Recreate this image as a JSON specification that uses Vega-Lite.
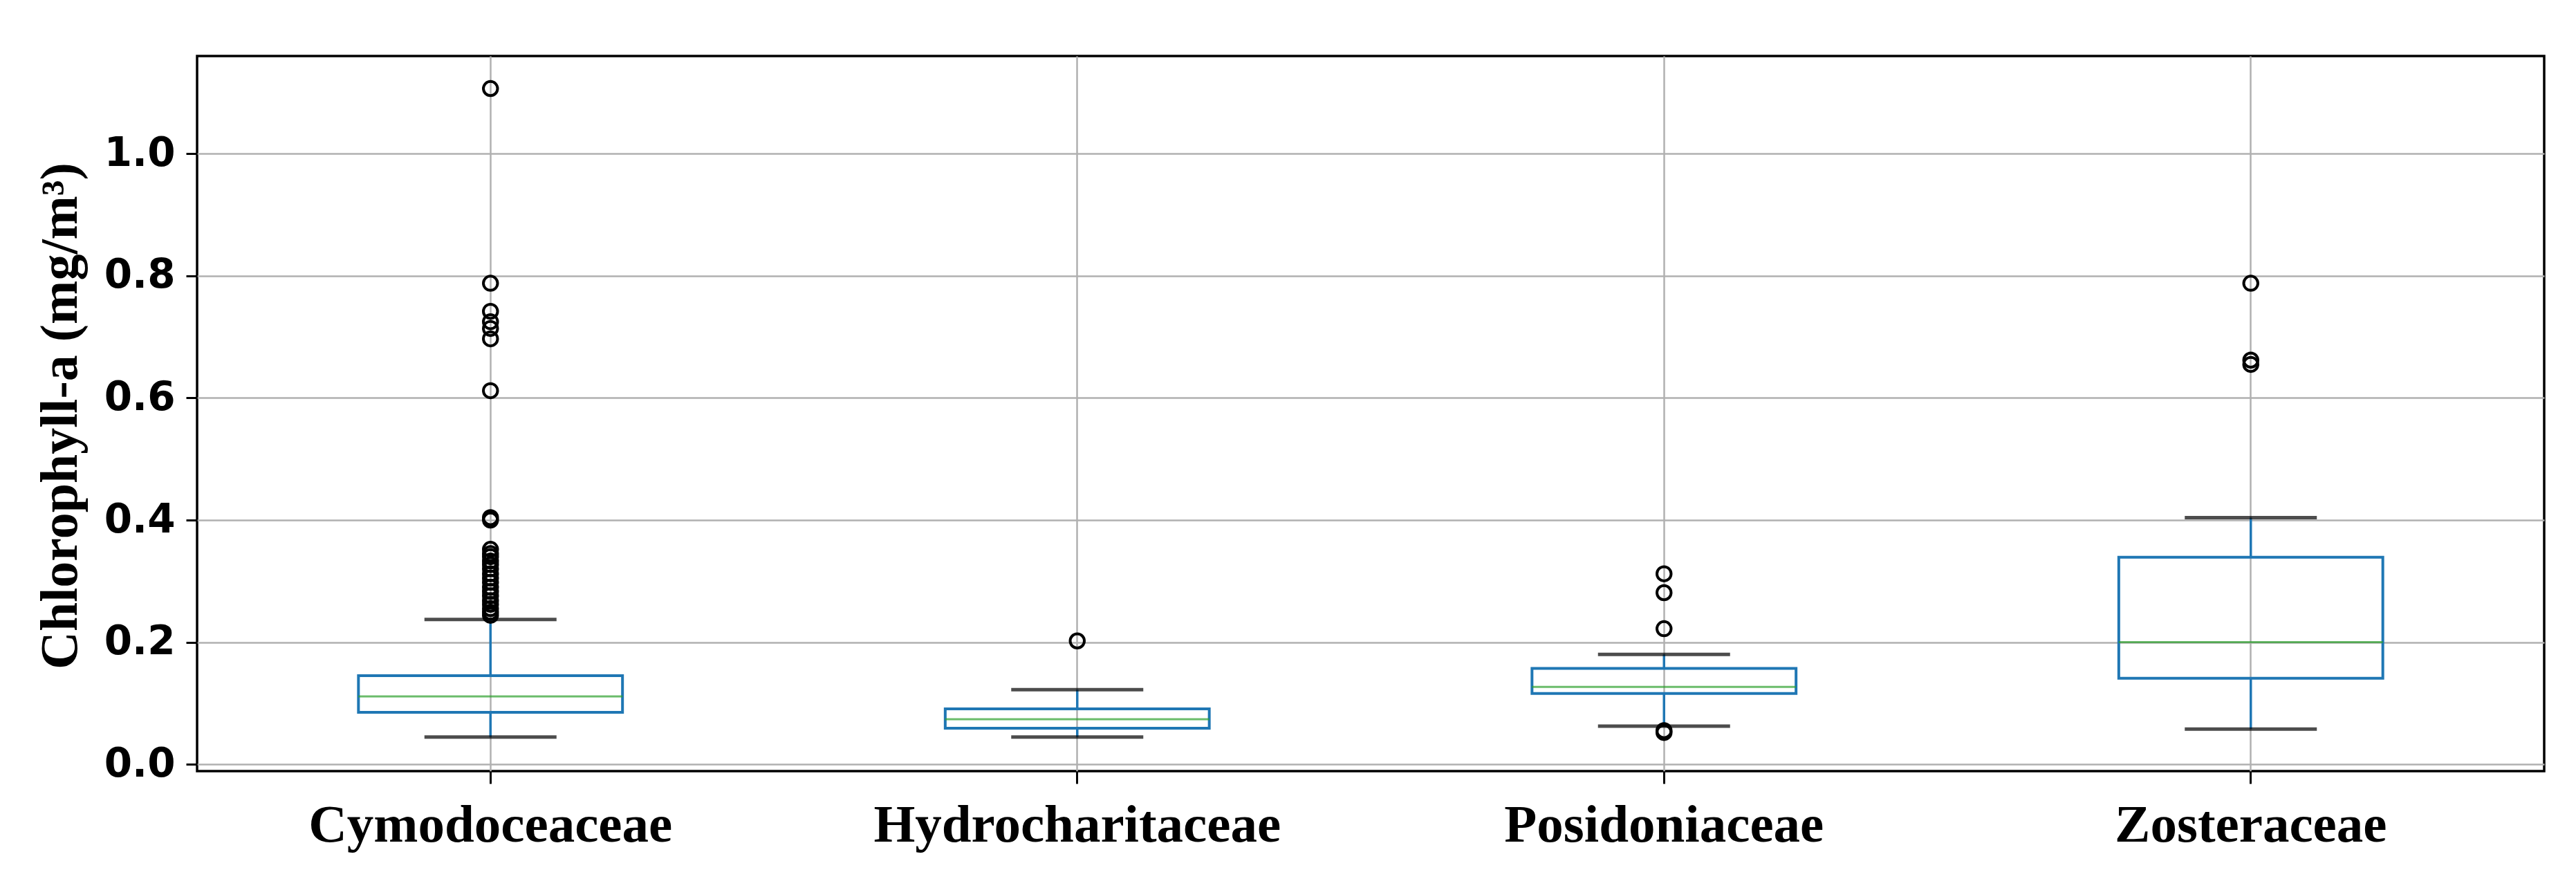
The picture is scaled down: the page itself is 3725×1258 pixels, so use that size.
{
  "$schema": "https://vega.github.io/schema/vega-lite/v6.json",
  "width": 3394,
  "height": 1034,
  "autosize": {"type": "none"},
  "padding": {"left": 285, "top": 81, "right": 46, "bottom": 143},
  "background": "white",
  "config": {
    "view": {"stroke": "black", "strokeWidth": 3.5},
    "axis": {
      "grid": true,
      "gridColor": "#b0b0b0",
      "gridWidth": 2.5,
      "domain": false,
      "tickColor": "black",
      "tickWidth": 3,
      "labelColor": "black",
      "titleColor": "black",
      "labelLimit": 0
    }
  },
  "datasets": {
    "stats": [
      {"family": "Cymodoceaceae", "lower": 0.0445, "q1": 0.085, "median": 0.111, "q3": 0.145, "upper": 0.237},
      {"family": "Hydrocharitaceae", "lower": 0.0445, "q1": 0.059, "median": 0.0737, "q3": 0.0907, "upper": 0.122},
      {"family": "Posidoniaceae", "lower": 0.0623, "q1": 0.116, "median": 0.1266, "q3": 0.157, "upper": 0.18},
      {"family": "Zosteraceae", "lower": 0.0576, "q1": 0.1407, "median": 0.2, "q3": 0.339, "upper": 0.404}
    ],
    "outliers": [
      {"family": "Cymodoceaceae", "value": 1.107},
      {"family": "Cymodoceaceae", "value": 0.788},
      {"family": "Cymodoceaceae", "value": 0.742},
      {"family": "Cymodoceaceae", "value": 0.725},
      {"family": "Cymodoceaceae", "value": 0.714},
      {"family": "Cymodoceaceae", "value": 0.697},
      {"family": "Cymodoceaceae", "value": 0.612},
      {"family": "Cymodoceaceae", "value": 0.404},
      {"family": "Cymodoceaceae", "value": 0.4},
      {"family": "Cymodoceaceae", "value": 0.352},
      {"family": "Cymodoceaceae", "value": 0.345},
      {"family": "Cymodoceaceae", "value": 0.34},
      {"family": "Cymodoceaceae", "value": 0.333},
      {"family": "Cymodoceaceae", "value": 0.327},
      {"family": "Cymodoceaceae", "value": 0.32},
      {"family": "Cymodoceaceae", "value": 0.312},
      {"family": "Cymodoceaceae", "value": 0.305},
      {"family": "Cymodoceaceae", "value": 0.298},
      {"family": "Cymodoceaceae", "value": 0.29},
      {"family": "Cymodoceaceae", "value": 0.283},
      {"family": "Cymodoceaceae", "value": 0.276},
      {"family": "Cymodoceaceae", "value": 0.268},
      {"family": "Cymodoceaceae", "value": 0.262},
      {"family": "Cymodoceaceae", "value": 0.255},
      {"family": "Cymodoceaceae", "value": 0.249},
      {"family": "Cymodoceaceae", "value": 0.244},
      {"family": "Hydrocharitaceae", "value": 0.202},
      {"family": "Posidoniaceae", "value": 0.312},
      {"family": "Posidoniaceae", "value": 0.281},
      {"family": "Posidoniaceae", "value": 0.222},
      {"family": "Posidoniaceae", "value": 0.055},
      {"family": "Posidoniaceae", "value": 0.052},
      {"family": "Zosteraceae", "value": 0.788},
      {"family": "Zosteraceae", "value": 0.662},
      {"family": "Zosteraceae", "value": 0.655}
    ]
  },
  "encoding": {
    "x": {
      "field": "family",
      "type": "nominal",
      "sort": ["Cymodoceaceae", "Hydrocharitaceae", "Posidoniaceae", "Zosteraceae"],
      "scale": {"paddingInner": 0.55, "paddingOuter": 0.275},
      "axis": {
        "title": null,
        "labelAngle": 0,
        "bandPosition": 0.5,
        "labelFont": "Liberation Serif",
        "labelFontSize": 77,
        "labelFontWeight": "bold",
        "labelPadding": 22,
        "labelLimit": 0,
        "tickSize": 18
      }
    }
  },
  "layer": [
    {
      "data": {"name": "stats"},
      "mark": {"type": "rule", "color": "#1f77b4", "strokeWidth": 3.5},
      "encoding": {
        "y": {
          "field": "lower", "type": "quantitative",
          "scale": {"domain": [-0.0113, 1.1603], "nice": false, "zero": false},
          "axis": {
            "values": [0, 0.2, 0.4, 0.6, 0.8, 1.0],
            "format": ".1f",
            "title": "Chlorophyll-a (mg/m³)",
            "labelFont": "DejaVu Sans",
            "labelFontSize": 58,
            "labelFontWeight": "bold",
            "labelPadding": 16,
            "tickSize": 16,
            "titleFont": "Liberation Serif",
            "titleFontSize": 76,
            "titleFontWeight": "bold",
            "titleAngle": 270,
            "titleX": -175,
            "titleY": 520,
            "titleAlign": "center",
            "titleBaseline": "alphabetic"
          }
        },
        "y2": {"field": "q1"}
      }
    },
    {
      "data": {"name": "stats"},
      "mark": {"type": "rule", "color": "#1f77b4", "strokeWidth": 3.5},
      "encoding": {
        "y": {
          "field": "q3", "type": "quantitative",
          "scale": {"domain": [-0.0113, 1.1603], "nice": false, "zero": false},
          "axis": {
            "values": [0, 0.2, 0.4, 0.6, 0.8, 1.0],
            "format": ".1f",
            "title": "Chlorophyll-a (mg/m³)",
            "labelFont": "DejaVu Sans",
            "labelFontSize": 58,
            "labelFontWeight": "bold",
            "labelPadding": 16,
            "tickSize": 16,
            "titleFont": "Liberation Serif",
            "titleFontSize": 76,
            "titleFontWeight": "bold",
            "titleAngle": 270,
            "titleX": -175,
            "titleY": 520,
            "titleAlign": "center",
            "titleBaseline": "alphabetic"
          }
        },
        "y2": {"field": "upper"}
      }
    },
    {
      "data": {"name": "stats"},
      "mark": {"type": "bar", "fillOpacity": 0, "stroke": "#1f77b4", "strokeWidth": 4},
      "encoding": {
        "y": {
          "field": "q1", "type": "quantitative",
          "scale": {"domain": [-0.0113, 1.1603], "nice": false, "zero": false},
          "axis": {
            "values": [0, 0.2, 0.4, 0.6, 0.8, 1.0],
            "format": ".1f",
            "title": "Chlorophyll-a (mg/m³)",
            "labelFont": "DejaVu Sans",
            "labelFontSize": 58,
            "labelFontWeight": "bold",
            "labelPadding": 16,
            "tickSize": 16,
            "titleFont": "Liberation Serif",
            "titleFontSize": 76,
            "titleFontWeight": "bold",
            "titleAngle": 270,
            "titleX": -175,
            "titleY": 520,
            "titleAlign": "center",
            "titleBaseline": "alphabetic"
          }
        },
        "y2": {"field": "q3"}
      }
    },
    {
      "data": {"name": "stats"},
      "mark": {"type": "tick", "color": "#2ca02c", "size": 382, "thickness": 3},
      "encoding": {
        "y": {
          "field": "median", "type": "quantitative",
          "scale": {"domain": [-0.0113, 1.1603], "nice": false, "zero": false},
          "axis": {
            "values": [0, 0.2, 0.4, 0.6, 0.8, 1.0],
            "format": ".1f",
            "title": "Chlorophyll-a (mg/m³)",
            "labelFont": "DejaVu Sans",
            "labelFontSize": 58,
            "labelFontWeight": "bold",
            "labelPadding": 16,
            "tickSize": 16,
            "titleFont": "Liberation Serif",
            "titleFontSize": 76,
            "titleFontWeight": "bold",
            "titleAngle": 270,
            "titleX": -175,
            "titleY": 520,
            "titleAlign": "center",
            "titleBaseline": "alphabetic"
          }
        }
      }
    },
    {
      "data": {"name": "stats"},
      "mark": {"type": "tick", "color": "black", "size": 191, "thickness": 5},
      "encoding": {
        "y": {
          "field": "lower", "type": "quantitative",
          "scale": {"domain": [-0.0113, 1.1603], "nice": false, "zero": false},
          "axis": {
            "values": [0, 0.2, 0.4, 0.6, 0.8, 1.0],
            "format": ".1f",
            "title": "Chlorophyll-a (mg/m³)",
            "labelFont": "DejaVu Sans",
            "labelFontSize": 58,
            "labelFontWeight": "bold",
            "labelPadding": 16,
            "tickSize": 16,
            "titleFont": "Liberation Serif",
            "titleFontSize": 76,
            "titleFontWeight": "bold",
            "titleAngle": 270,
            "titleX": -175,
            "titleY": 520,
            "titleAlign": "center",
            "titleBaseline": "alphabetic"
          }
        }
      }
    },
    {
      "data": {"name": "stats"},
      "mark": {"type": "tick", "color": "black", "size": 191, "thickness": 5},
      "encoding": {
        "y": {
          "field": "upper", "type": "quantitative",
          "scale": {"domain": [-0.0113, 1.1603], "nice": false, "zero": false},
          "axis": {
            "values": [0, 0.2, 0.4, 0.6, 0.8, 1.0],
            "format": ".1f",
            "title": "Chlorophyll-a (mg/m³)",
            "labelFont": "DejaVu Sans",
            "labelFontSize": 58,
            "labelFontWeight": "bold",
            "labelPadding": 16,
            "tickSize": 16,
            "titleFont": "Liberation Serif",
            "titleFontSize": 76,
            "titleFontWeight": "bold",
            "titleAngle": 270,
            "titleX": -175,
            "titleY": 520,
            "titleAlign": "center",
            "titleBaseline": "alphabetic"
          }
        }
      }
    },
    {
      "data": {"name": "outliers"},
      "mark": {"type": "point", "shape": "circle", "filled": false, "stroke": "black", "strokeWidth": 4, "size": 420, "opacity": 1},
      "encoding": {
        "y": {
          "field": "value", "type": "quantitative",
          "scale": {"domain": [-0.0113, 1.1603], "nice": false, "zero": false},
          "axis": {
            "values": [0, 0.2, 0.4, 0.6, 0.8, 1.0],
            "format": ".1f",
            "title": "Chlorophyll-a (mg/m³)",
            "labelFont": "DejaVu Sans",
            "labelFontSize": 58,
            "labelFontWeight": "bold",
            "labelPadding": 16,
            "tickSize": 16,
            "titleFont": "Liberation Serif",
            "titleFontSize": 76,
            "titleFontWeight": "bold",
            "titleAngle": 270,
            "titleX": -175,
            "titleY": 520,
            "titleAlign": "center",
            "titleBaseline": "alphabetic"
          }
        }
      }
    }
  ]
}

▶ [What is required]: Extract every line containing the string "that" from the material.

▶ [The solution]:
Recreate this image as a JSON specification that uses Vega-Lite.
The picture is scaled down: the page itself is 3725×1258 pixels, so use that size.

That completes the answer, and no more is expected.